Gentamicin in the pediatric population is administered either in a conventional dosing regimen of twice or thrice daily or in an extended dosing regimen of once daily in a clinical setting [12]; thus, consistent dosing schedules have not been reported in previous studies or in the present cases [8,9,10]. Moreover, the cases receiving a gentamicin dosage below 7.5 mg/kg/day in the previous and present studies were cured with no adverse events. Therefore, a gentamicin dosage below 7.5 mg/kg/day may be effective and safe for use in infant patients. However, the optimal dosing regimen of gentamicin in infant patients is controversial.

PK in pediatric patients is affected by age. Changes in body composition and organ maturation during the first two years of life should be considered. The glomerular filtration rate (GFR) depends on the functional capacity of the kidneys and renal blood flow, which increases from 12 mL/min at birth to 140 mL/min in the first two years of life [13]. The distribution of gentamicin is mainly influenced by body fluid composition, which rapidly changes during the first two years of life [13]. Consequently, a higher clearance and smaller volume of distribution of gentamicin are expected in infants compared to neonates. GFR then decreases to approximate adult values as the child grows into adolescence [14]. Therefore, the differences in PK between infants and other parts of the pediatric population justify the need to perform extensive PK studies in infants.
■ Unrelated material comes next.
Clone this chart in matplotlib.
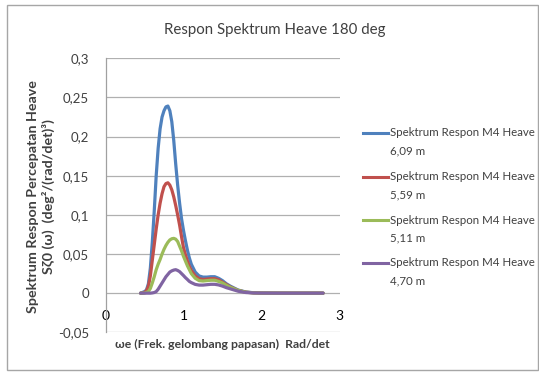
import matplotlib
matplotlib.use("Agg")
import matplotlib.pyplot as plt
from matplotlib.lines import Line2D
from matplotlib.patches import Rectangle

# ---- data ----
omega = [0.45, 0.475, 0.5, 0.525, 0.55, 0.575, 0.6, 0.625, 0.65, 0.675, 0.7, 0.725, 0.75, 0.775,
         0.8, 0.825, 0.85, 0.875, 0.9, 0.925, 0.95, 0.975, 1.0, 1.025, 1.05, 1.075, 1.1, 1.15,
         1.2, 1.25, 1.3, 1.35, 1.4, 1.45, 1.5, 1.55, 1.6, 1.7, 1.8, 1.9, 2.0, 2.2, 2.4, 2.6, 2.79]

s_609 = [0.0, 0.001, 0.002, 0.004, 0.012, 0.032, 0.065, 0.105, 0.15, 0.185, 0.21, 0.225, 0.233, 0.238,
         0.239, 0.233, 0.219, 0.195, 0.165, 0.138, 0.115, 0.095, 0.08, 0.067, 0.055, 0.045, 0.037, 0.027,
         0.022, 0.0205, 0.0205, 0.021, 0.021, 0.019, 0.016, 0.012, 0.009, 0.004, 0.0015, 0.0005, 0.0002,
         0.0001, 0.0, 0.0, 0.0]
s_559 = [0.0, 0.0, 0.001, 0.003, 0.009, 0.022, 0.042, 0.062, 0.082, 0.1, 0.115, 0.127, 0.136, 0.14,
         0.141, 0.138, 0.132, 0.123, 0.112, 0.1, 0.087, 0.072, 0.058, 0.049, 0.041, 0.034, 0.029, 0.022,
         0.0185, 0.0175, 0.018, 0.0185, 0.0185, 0.017, 0.014, 0.011, 0.008, 0.0035, 0.0012, 0.0004, 0.0001,
         0.0, 0.0, 0.0, 0.0]
s_511 = [0.0, 0.0, 0.0, 0.001, 0.002, 0.006, 0.013, 0.021, 0.03, 0.037, 0.043, 0.05, 0.056, 0.061,
         0.065, 0.068, 0.0695, 0.07, 0.069, 0.066, 0.06, 0.054, 0.047, 0.041, 0.035, 0.03, 0.025, 0.019,
         0.016, 0.0155, 0.016, 0.0165, 0.0165, 0.015, 0.013, 0.01, 0.0075, 0.0035, 0.0012, 0.0004, 0.0001,
         0.0, 0.0, 0.0, 0.0]
s_470 = [0.0, 0.0, 0.0, 0.0, 0.0, 0.0, 0.0003, 0.0008, 0.002, 0.005, 0.009, 0.013, 0.017, 0.021,
         0.024, 0.027, 0.0285, 0.0295, 0.03, 0.029, 0.0275, 0.025, 0.0225, 0.0198, 0.0175, 0.015, 0.0135, 0.0112,
         0.0103, 0.0103, 0.0108, 0.0113, 0.0113, 0.0105, 0.009, 0.007, 0.0055, 0.0025, 0.0008, 0.0003, 0.0001,
         0.0, 0.0, 0.0, 0.0]

series_names = ["Spektrum Respon M4 Heave", "Spektrum Respon M4 Heave",
                "Spektrum Respon M4 Heave", "Spektrum Respon M4 Heave"]
series_heights = ["6,09 m", "5,59 m", "5,11 m", "4,70 m"]
series_values = [s_609, s_559, s_511, s_470]
colors = ["#4F81BD", "#C0504D", "#9BBB59", "#8064A2"]

x_ticks = [0, 1, 2, 3]
x_tick_labels = ["0", "1", "2", "3"]
y_ticks = [-0.05, 0.0, 0.05, 0.1, 0.15, 0.2, 0.25, 0.3]
y_tick_labels = ["-0,05", "0", "0,05", "0,1", "0,15", "0,2", "0,25", "0,3"]

title = "Respon Spektrum Heave 180 deg"
x_label = "\u03c9e (Frek. gelombang papasan)  Rad/det"
y_label = "Spektrum Respon Percepatan Heave\nS\u03b60 (\u03c9)  (deg\u00b2/(rad/det)\u00b3)"

# ---- figure ----
W, H = 539, 372
plt.rcParams['font.family'] = ['Lato', 'DejaVu Sans']
fig = plt.figure(figsize=(W / 100, H / 100), dpi=100)
fig.patch.set_facecolor("white")

# outer frame
fig.patches.append(Rectangle((7 / W, 1 - 370 / H), 531 / W, 365 / H, transform=fig.transFigure,
                             fill=False, edgecolor="#A6A6A6", linewidth=1.0))

ax = fig.add_axes([105.5 / W, 1 - 332.3 / H, 234 / W, 274 / H])
ax.set_xlim(0, 3)
ax.set_ylim(-0.05, 0.3)

for vals, c in zip(series_values, colors):
    ax.plot(omega, vals, color=c, linewidth=2.3, solid_joinstyle="round", solid_capstyle="round", zorder=3)

ax.set_yticks(y_ticks)
ax.set_yticklabels(y_tick_labels, fontsize=9.5, color="#404040")
ax.set_xticks(x_ticks)
ax.set_xticklabels(x_tick_labels, fontsize=9.5, color="#404040")
ax.yaxis.grid(True, color="#B0B0B0", linewidth=0.9)
ax.set_axisbelow(True)
for s in ["top", "right"]:
    ax.spines[s].set_visible(False)
ax.spines["left"].set_color("#A0A0A0")
ax.spines["left"].set_linewidth(0.9)
ax.spines["bottom"].set_position(("data", 0))
ax.spines["bottom"].set_visible(False)
ax.tick_params(axis="y", length=0, pad=12)
ax.tick_params(axis="x", length=0, pad=12)

fig.text(275 / W, 1 - 30 / H, title, ha="center", va="center", fontsize=10.8, color="#404040")
fig.text(222 / W, 1 - 344 / H, x_label, ha="center", va="center", fontsize=8.8,
         fontweight="bold", color="#404040")
fig.text(41 / W, 1 - 197 / H, y_label, ha="center", va="center", rotation=90, fontsize=10.3,
         fontweight="bold", color="#404040", linespacing=1.2)

# legend
leg_y = [133, 177, 220, 263]
for y, c, name, h in zip(leg_y, colors, series_names, series_heights):
    fig.lines.append(Line2D([362.5 / W, 388 / W], [1 - y / H, 1 - y / H], transform=fig.transFigure,
                            color=c, linewidth=2.2))
    fig.text(390 / W, 1 - y / H, name, ha="left", va="center", fontsize=8.3, color="#404040")
    fig.text(390 / W, 1 - (y + 18) / H, h, ha="left", va="center", fontsize=8.3, color="#404040")

fig.savefig("out.png", dpi=100)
Gentamicin is mainly eliminated through renal excretion. As the renal function (urinary volume) decreased, the Cmin increased in Case 3. In the present study, the key factor in gentamicin therapy was found to be renal function. In particular, urinary volume may be an appropriate index for assessing renal function.
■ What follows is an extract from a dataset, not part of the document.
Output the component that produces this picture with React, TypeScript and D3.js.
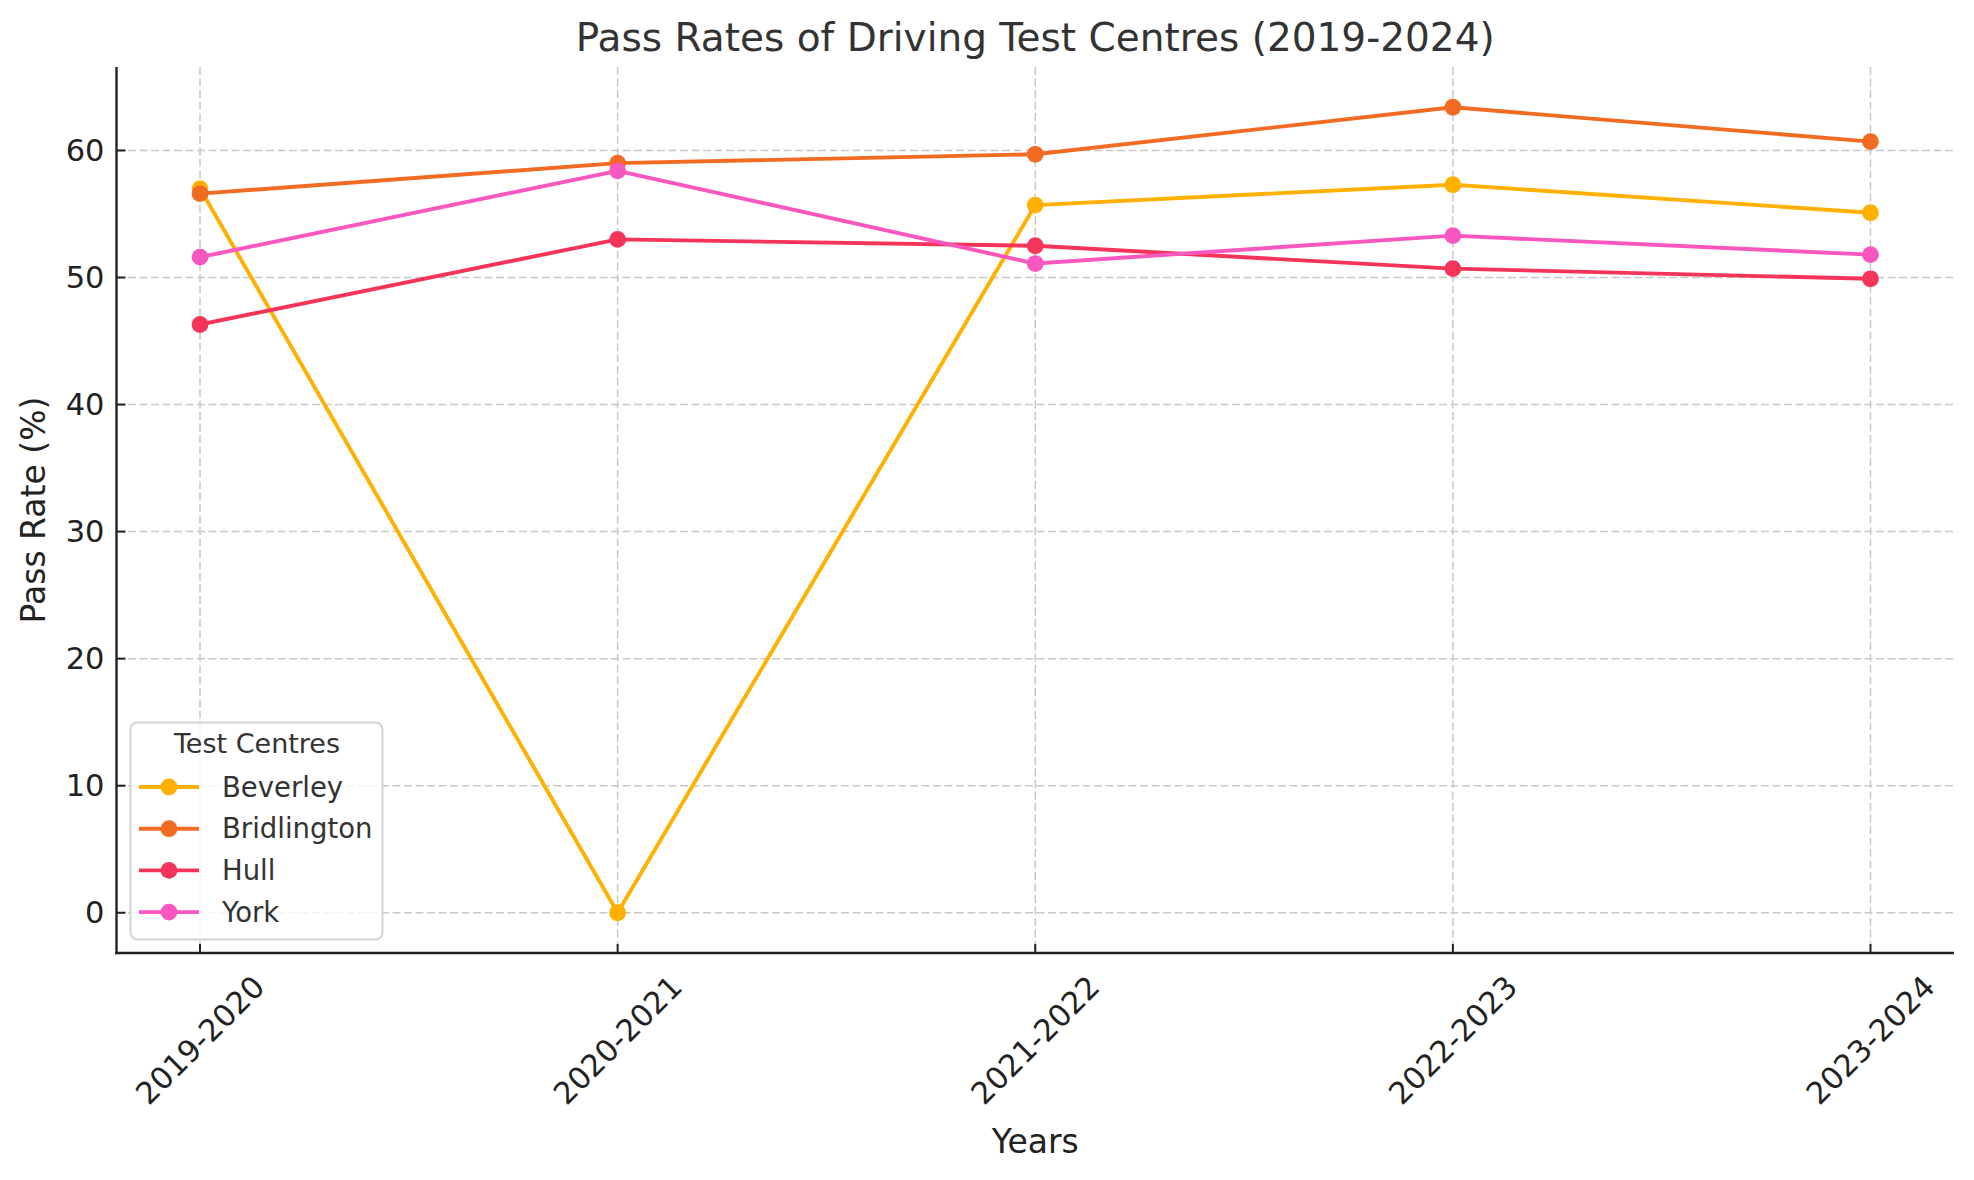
import React from "react";
import * as d3 from "d3";

const years = ["2019-2020", "2020-2021", "2021-2022", "2022-2023", "2023-2024"];
const centres = ["Beverley", "Bridlington", "Hull", "York"];
const beverley = [57.0, 0, 55.7, 57.3, 55.1];
const bridlington = [56.6, 59.0, 59.7, 63.4, 60.7];
const hull = [46.3, 53.0, 52.5, 50.7, 49.9];
const york = [51.6, 58.4, 51.1, 53.3, 51.8];
const yTicks = [0, 10, 20, 30, 40, 50, 60];
const colors = ["#ffb000", "#f26b22", "#f5345a", "#f857c0"];

const W = 1974;
const H = 1180;
const margin = { left: 116.5, right: 20, top: 67, bottom: 227 };
const FONT = "DejaVu Sans, sans-serif";

export default function App() {
  const series = [beverley, bridlington, hull, york];
  const allVals = series.flat();
  const lo = d3.min(allVals)!;
  const hi = d3.max(allVals)!;
  const pad = (hi - lo) * 0.05;

  const x = d3
    .scalePoint<string>()
    .domain(years)
    .range([margin.left, W - margin.right])
    .padding(0.2);
  const y = d3
    .scaleLinear()
    .domain([lo - pad, hi + pad])
    .range([H - margin.bottom, margin.top]);

  const line = d3
    .line<number>()
    .x((_, i) => x(years[i])!)
    .y((d) => y(d));

  const bottom = H - margin.bottom;
  const left = margin.left;
  const right = W - margin.right;
  const midX = (left + right) / 2;
  const midY = (margin.top + bottom) / 2;

  // legend placement
  const lgX = 130.5;
  const lgY = 722.5;
  const lgRowY = (i: number) => 787 + i * 41.7;

  return (
    <div style={{ position: "absolute", left: 0, top: 0 }}>
      <svg width={W} height={H} style={{ display: "block", background: "#fff" }} fontFamily={FONT}>
        {/* grid */}
        {yTicks.map((t) => (
          <line key={"gy" + t} x1={left} x2={right} y1={y(t)} y2={y(t)}
            stroke="#c8c8c8" strokeWidth={1.5} strokeDasharray="8,3.5" />
        ))}
        {years.map((yr) => (
          <line key={"gx" + yr} x1={x(yr)} x2={x(yr)} y1={margin.top} y2={bottom}
            stroke="#c8c8c8" strokeWidth={1.5} strokeDasharray="8,3.5" />
        ))}

        {/* series */}
        {series.map((vals, si) => (
          <g key={centres[si]}>
            <path d={line(vals)!} fill="none" stroke={colors[si]} strokeWidth={3.9} strokeLinejoin="round" />
            {vals.map((v, i) => (
              <circle key={i} cx={x(years[i])} cy={y(v)} r={8.4} fill={colors[si]} />
            ))}
          </g>
        ))}

        {/* axes spines */}
        <line x1={left} x2={left} y1={margin.top} y2={bottom + 1.2} stroke="#222" strokeWidth={2.4} />
        <line x1={left - 1.2} x2={right} y1={bottom} y2={bottom} stroke="#222" strokeWidth={2.4} />

        {/* y ticks */}
        {yTicks.map((t) => (
          <g key={"yt" + t}>
            <line x1={left} x2={left + 9} y1={y(t)} y2={y(t)} stroke="#222" strokeWidth={2} />
            <text x={left - 12} y={y(t)} dy="0.35em" textAnchor="end" fontSize={30.5} fill="#222">
              {t}
            </text>
          </g>
        ))}

        {/* x ticks */}
        {years.map((yr) => (
          <g key={"xt" + yr}>
            <line x1={x(yr)} x2={x(yr)} y1={bottom} y2={bottom - 9} stroke="#222" strokeWidth={2} />
            <text
              transform={`translate(${x(yr)},${bottom + 87}) rotate(-45)`}
              textAnchor="middle"
              dy="0.35em"
              fontSize={30.5}
              fill="#222"
            >
              {yr}
            </text>
          </g>
        ))}

        {/* labels */}
        <text x={midX} y={1141} dy="0.35em" textAnchor="middle" fontSize={33} fill="#222">
          Years
        </text>
        <text transform={`translate(33,${midY}) rotate(-90)`} dy="0.35em" textAnchor="middle" fontSize={33} fill="#222">
          Pass Rate (%)
        </text>
        <text x={midX} y={37} dy="0.35em" textAnchor="middle" fontSize={39} fill="#333">
          Pass Rates of Driving Test Centres (2019-2024)
        </text>

        {/* legend */}
        <rect x={lgX} y={lgY} width={252} height={217} rx={7} fill="#fff" fillOpacity={0.8}
          stroke="#d4d4d4" strokeWidth={2} />
        <text x={lgX + 126.5} y={744} dy="0.35em" textAnchor="middle" fontSize={27} fill="#333">
          Test Centres
        </text>
        {centres.map((c, i) => (
          <g key={"lg" + c}>
            <line x1={139} x2={199} y1={lgRowY(i)} y2={lgRowY(i)} stroke={colors[i]} strokeWidth={3.9} />
            <circle cx={169} cy={lgRowY(i)} r={8.4} fill={colors[i]} />
            <text x={222} y={lgRowY(i)} dy="0.35em" fontSize={27.5} fill="#333">
              {c}
            </text>
          </g>
        ))}
      </svg>
    </div>
  );
}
The Cpeak of gentamicin was used to determine its efficacy, and Cmin was used to define its toxicity [15]. The therapeutic Cpeak and Cmin targets are 5–10 mg/L and less than 1 mg/L, respectively [16,17]. Among the cases and studies that reported Cpeak values, all patients achieved the Cpeak target and fully recovered from infection. In contrast, although 6 of the 12 patients showed a Cmin of over 1 mg/L, no adverse events were observed. The Cmin of patients who received gentamicin at 9.0 mg/kg/day was 3.3 mg/L, and mild renal function impairment was observed. The CL and Ke under a gentamicin dosage of 9.0 mg/kg/day were lower than those of patients in the previous studies [8,9,10]. Therefore, a dose of 9.0 mg/kg/day may deteriorate renal function. In contrast, the Cmin of the patient receiving a high dose of 7.5 mg/kg once daily in our study was less than 1 mg/L. Some meta-analyses have been reported to establish evidence for PK/PD. One meta-analysis reported the Cmin of gentamicin for reducing the risk of toxicity in neonates [18]. The results demonstrated that a Cmin of less than 2 mg/L decreased the risk of toxicity caused by gentamicin; thus, a gentamicin dose of 7.0 mg/kg once daily can be used to achieve a Cmin of less than 2 mg/L in the pediatric population [19]. Recently, the optimal gentamicin dosage in different pediatric age groups was investigated using population PK and Monte Carlo simulations [20]. Infants require daily doses of at least 4.0–8.0 mg/kg. Therefore, the gentamicin tolerability in infants may be similar to that in neonates. Single or multiple administrations of the recommended dose may be sufficient to attain a Cpeak of over 5 mg/L and a Cmin of less than 2 mg/L. However, the Cmin may exceed 2 mg/L, and the frequency of adverse events may increase in cases where the daily dose of gentamicin exceeds 8.0 mg/kg.

5. Conclusions

In conclusion, despite the very limited number of cases investigated and articles reviewed, this study provides a basic overview of gentamicin therapy for infant patients and the challenges to be addressed in the future, especially the optimum Cpeak/MIC ratio of gentamicin for infant patients. In terms of Cpeak and Cmin, further large-scale studies are necessary to obtain more robust evidence. The data provided in this study may aid in optimizing gentamicin treatment for infant patients.